++++ Exercise data ++++

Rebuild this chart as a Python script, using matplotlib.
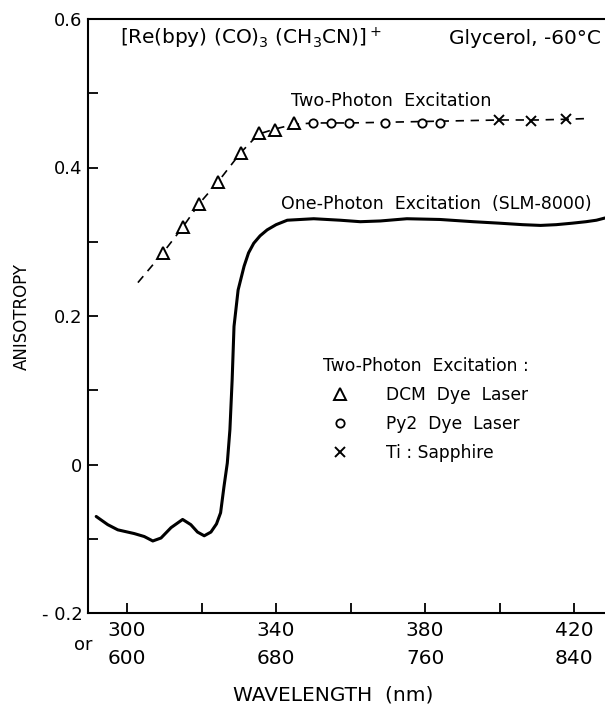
import matplotlib
matplotlib.use("Agg")
import matplotlib.pyplot as plt
from matplotlib.lines import Line2D

# ---- data ----
# one-photon excitation anisotropy spectrum (SLM-8000)
one_nm = [291.7, 294.8, 297.5, 301.9, 304.6, 306.9, 309.1, 311.8, 314.9, 317.1,
          318.9, 320.7, 322.5, 324.0, 325.1, 326.0, 326.9, 327.6, 328.2, 328.7,
          329.8, 331.4, 332.6, 334.0, 335.7, 337.6, 340.0, 343.0, 350.1, 357.2,
          362.6, 368.0, 375.1, 384.0, 392.9, 400.0, 406.2, 411.0, 415.2, 419.5,
          423.2, 426.0, 428.3]
one_r = [-0.070, -0.081, -0.088, -0.093, -0.097, -0.103, -0.099, -0.085, -0.074, -0.081,
         -0.091, -0.096, -0.091, -0.080, -0.065, -0.030, 0.002, 0.047, 0.114, 0.186,
         0.235, 0.267, 0.285, 0.298, 0.308, 0.316, 0.323, 0.329, 0.331, 0.329,
         0.327, 0.328, 0.331, 0.330, 0.327, 0.325, 0.323, 0.322, 0.323, 0.325,
         0.327, 0.329, 0.332]

# two-photon excitation points
tri_nm = [309.6, 315.0, 319.3, 324.3, 330.5, 335.3, 339.8, 344.7]
tri_r = [0.285, 0.320, 0.351, 0.380, 0.420, 0.447, 0.450, 0.460]
circ_nm = [349.9, 354.7, 359.7, 369.3, 379.1, 384.0]
circ_r = [0.460, 0.460, 0.460, 0.460, 0.460, 0.460]
xs_nm = [399.8, 408.5, 417.8]
xs_r = [0.464, 0.463, 0.465]

# dashed guide curve through two-photon data
fit_nm = [302.9, 309.6, 315.0, 319.3, 324.3, 330.5, 335.3, 339.8, 344.7, 350.0,
          360.0, 370.0, 380.0, 390.0, 400.0, 410.0, 418.0, 424.0]
fit_r = [0.245, 0.285, 0.320, 0.351, 0.380, 0.420, 0.445, 0.452, 0.458, 0.460,
         0.460, 0.461, 0.462, 0.463, 0.464, 0.464, 0.465, 0.466]

major_x = [300, 340, 380, 420]
major_x_labels = ["300\n600", "340\n680", "380\n760", "420\n840"]
minor_x = [320, 360, 400]
major_y = [0.6, 0.4, 0.2, 0.0, -0.2]
major_y_labels = ["0.6", "0.4", "0.2", "0", "- 0.2"]
minor_y = [0.5, 0.3, 0.1, -0.1]

plt.rcParams['font.family'] = ['DejaVu Sans']
plt.rcParams['mathtext.fontset'] = 'dejavusans'

W, H = 605, 705
fig = plt.figure(figsize=(W / 100, H / 100), dpi=100)
L, R, T, B = 88, 605, 19, 613
ax = fig.add_axes([L / W, (H - B) / H, (R - L) / W, (B - T) / H])
ax.set_xlim(289.5, 428.3)
ax.set_ylim(-0.2, 0.6)

for s in ["left", "bottom", "top"]:
    ax.spines[s].set_linewidth(1.5)
ax.spines["right"].set_visible(False)

ax.set_xticks(major_x)
ax.set_xticklabels(major_x_labels)
ax.set_xticks(minor_x, minor=True)
ax.set_yticks(major_y)
ax.set_yticklabels(major_y_labels)
ax.set_yticks(minor_y, minor=True)
ax.tick_params(axis="both", which="both", direction="in", length=7, width=1.3)
ax.tick_params(axis="x", which="major", pad=6, labelsize=14.5)
ax.tick_params(axis="y", which="major", pad=4, labelsize=13)
for t in ax.get_xticklabels():
    t.set_linespacing(1.6)

# one-photon curve
ax.plot(one_nm, one_r, color="black", lw=2.2, solid_capstyle="round")

# two-photon dashed curve and markers
ax.plot(fit_nm, fit_r, color="black", lw=1.2, dashes=(5, 4))
ax.plot(tri_nm, tri_r, linestyle="none", marker="^", ms=9, mfc="white",
        mec="black", mew=1.4)
ax.plot(circ_nm, circ_r, linestyle="none", marker="o", ms=6, mfc="white",
        mec="black", mew=1.3)
ax.plot(xs_nm, xs_r, linestyle="none", marker="x", ms=6.5, mec="black", mew=1.4)

# texts
ax.text(298.0, 0.574, r"[Re(bpy) (CO)$_3$ (CH$_3$CN)]$^+$", fontsize=14.5,
        ha="left", va="center")
ax.text(427.3, 0.574, "Glycerol, -60°C", fontsize=14.5, ha="right", va="center")
ax.text(343.9, 0.489, "Two-Photon  Excitation", fontsize=12.7, ha="left", va="center")
ax.text(341.2, 0.351, "One-Photon  Excitation  (SLM-8000)", fontsize=12.5,
        ha="left", va="center")

handles = [
    Line2D([], [], linestyle="none", marker="^", ms=9, mfc="white", mec="black", mew=1.4),
    Line2D([], [], linestyle="none", marker="o", ms=6, mfc="white", mec="black", mew=1.3),
    Line2D([], [], linestyle="none", marker="x", ms=6.5, mec="black", mew=1.4),
]
leg = ax.legend(handles, ["DCM  Dye  Laser", "Py2  Dye  Laser", "Ti : Sapphire"],
                title="Two-Photon  Excitation :", loc="upper left",
                bbox_to_anchor=((323 - L) / (R - L), (B - 357) / (B - T)),
                frameon=False, fontsize=12.3, title_fontsize=12.3, borderpad=0,
                borderaxespad=0, handlelength=1.95, handletextpad=1.75,
                labelspacing=0.64, alignment="left")

ax.text((83 - L) / (R - L), (B - 645) / (B - T), "or", transform=ax.transAxes,
        fontsize=13, ha="center", va="center", clip_on=False)
fig.text(333 / W, 1 - 695 / H, "WAVELENGTH  (nm)", fontsize=14.5, ha="center",
         va="center")
fig.text(22 / W, 1 - 317 / H, "ANISOTROPY", fontsize=12, ha="center",
         va="center", rotation=90)

fig.savefig("out.png", dpi=100)
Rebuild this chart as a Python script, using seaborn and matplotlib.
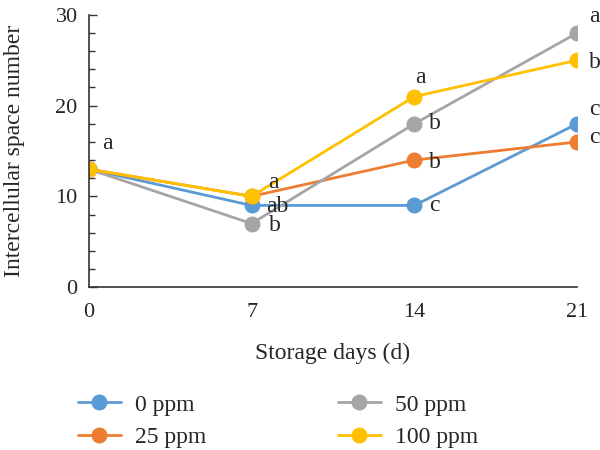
import pandas as pd
import matplotlib.pyplot as plt
import seaborn as sns

# data
days = [0, 7, 14, 21]
treatments = ["0 ppm", "25 ppm", "50 ppm", "100 ppm"]
ppm0 = [13, 9, 9, 18]
ppm25 = [13, 10, 14, 16]
ppm50 = [13, 7, 18, 28]
ppm100 = [13, 10, 21, 25]
colors = ["#5B9BD5", "#ED7D31", "#A5A5A5", "#FFC000"]

# significance letters (series, day index, letter)
letters = [
    ("100 ppm", 0, "a"),
    ("100 ppm", 1, "a"), ("0 ppm", 1, "ab"), ("50 ppm", 1, "b"),
    ("100 ppm", 2, "a"), ("50 ppm", 2, "b"), ("25 ppm", 2, "b"), ("0 ppm", 2, "c"),
    ("50 ppm", 3, "a"), ("100 ppm", 3, "b"), ("0 ppm", 3, "c"), ("25 ppm", 3, "c"),
]
# pixel offsets for each letter
offsets = [
    (13, 26),
    (17, 14), (15, -1), (17, -2),
    (1, 19), (15, 0), (15, -2), (15, 0),
    (12, 17), (12, -2), (12, 14), (12, 4),
]

values = {"0 ppm": ppm0, "25 ppm": ppm25, "50 ppm": ppm50, "100 ppm": ppm100}
rows = []
for t in treatments:
    for d, v in zip(days, values[t]):
        rows.append({"day": d, "value": v, "treatment": t})
df = pd.DataFrame(rows)

sns.set_style("white")
plt.rcParams["font.family"] = ["Liberation Serif", "DejaVu Serif"]

fig = plt.figure(figsize=(6, 4.5), dpi=100)
ax = fig.add_axes([0.148, 0.362, 0.814, 0.605])

sns.lineplot(data=df, x="day", y="value", hue="treatment", hue_order=treatments,
             palette=colors, marker="o", markersize=11.5, markeredgewidth=0,
             linewidth=2, ax=ax, legend=True)

for (t, i, txt), (dx, dy) in zip(letters, offsets):
    ax.annotate(txt, (days[i], values[t][i]), xytext=(dx, dy),
                textcoords="offset pixels", ha="left", va="center", fontsize=17)

ax.set_xlim(0, 21)
ax.set_ylim(0, 30)
ax.set_xticks(days)
ax.set_yticks([0, 10, 20, 30])
ax.set_yticks(range(0, 31, 2), minor=True)
ax.tick_params(axis="y", which="both", direction="in", left=True, length=6,
               width=1, color="#333333", labelsize=16, pad=8)
ax.tick_params(axis="y", which="minor", length=4)
ax.tick_params(axis="x", bottom=False, labelsize=16, pad=8)
for s in ["top", "right"]:
    ax.spines[s].set_visible(False)
for s in ["left", "bottom"]:
    ax.spines[s].set_color("#333333")
    ax.spines[s].set_linewidth(1.2)

ax.set_xlabel("Storage days (d)", fontsize=17)
ax.xaxis.set_label_coords(0.5, -0.205)
ax.set_ylabel("Intercellular space number", fontsize=17)
ax.yaxis.set_label_coords(-0.13, 0.5)

handles, labels = ax.get_legend_handles_labels()
ax.get_legend().remove()
fig.legend(handles, labels, loc="upper left", bbox_to_anchor=(0.13, 0.124),
           ncol=2, frameon=False, fontsize=17, columnspacing=5.6,
           handlelength=1.8, handletextpad=0.6, labelspacing=0.45,
           borderaxespad=0, borderpad=0)

fig.savefig("out.png", dpi=100)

++++

What is asked:
Copy exactly the lines from the first line of the records above through the line with "0.460, 0.461, 0.462, 0.463, 0.464, 0.464, 0.465, 0.466]", both included, and nothing else. Pictures stay out.

Output below:
Rebuild this chart as a Python script, using matplotlib.
import matplotlib
matplotlib.use("Agg")
import matplotlib.pyplot as plt
from matplotlib.lines import Line2D

# ---- data ----
# one-photon excitation anisotropy spectrum (SLM-8000)
one_nm = [291.7, 294.8, 297.5, 301.9, 304.6, 306.9, 309.1, 311.8, 314.9, 317.1,
          318.9, 320.7, 322.5, 324.0, 325.1, 326.0, 326.9, 327.6, 328.2, 328.7,
          329.8, 331.4, 332.6, 334.0, 335.7, 337.6, 340.0, 343.0, 350.1, 357.2,
          362.6, 368.0, 375.1, 384.0, 392.9, 400.0, 406.2, 411.0, 415.2, 419.5,
          423.2, 426.0, 428.3]
one_r = [-0.070, -0.081, -0.088, -0.093, -0.097, -0.103, -0.099, -0.085, -0.074, -0.081,
         -0.091, -0.096, -0.091, -0.080, -0.065, -0.030, 0.002, 0.047, 0.114, 0.186,
         0.235, 0.267, 0.285, 0.298, 0.308, 0.316, 0.323, 0.329, 0.331, 0.329,
         0.327, 0.328, 0.331, 0.330, 0.327, 0.325, 0.323, 0.322, 0.323, 0.325,
         0.327, 0.329, 0.332]

# two-photon excitation points
tri_nm = [309.6, 315.0, 319.3, 324.3, 330.5, 335.3, 339.8, 344.7]
tri_r = [0.285, 0.320, 0.351, 0.380, 0.420, 0.447, 0.450, 0.460]
circ_nm = [349.9, 354.7, 359.7, 369.3, 379.1, 384.0]
circ_r = [0.460, 0.460, 0.460, 0.460, 0.460, 0.460]
xs_nm = [399.8, 408.5, 417.8]
xs_r = [0.464, 0.463, 0.465]

# dashed guide curve through two-photon data
fit_nm = [302.9, 309.6, 315.0, 319.3, 324.3, 330.5, 335.3, 339.8, 344.7, 350.0,
          360.0, 370.0, 380.0, 390.0, 400.0, 410.0, 418.0, 424.0]
fit_r = [0.245, 0.285, 0.320, 0.351, 0.380, 0.420, 0.445, 0.452, 0.458, 0.460,
         0.460, 0.461, 0.462, 0.463, 0.464, 0.464, 0.465, 0.466]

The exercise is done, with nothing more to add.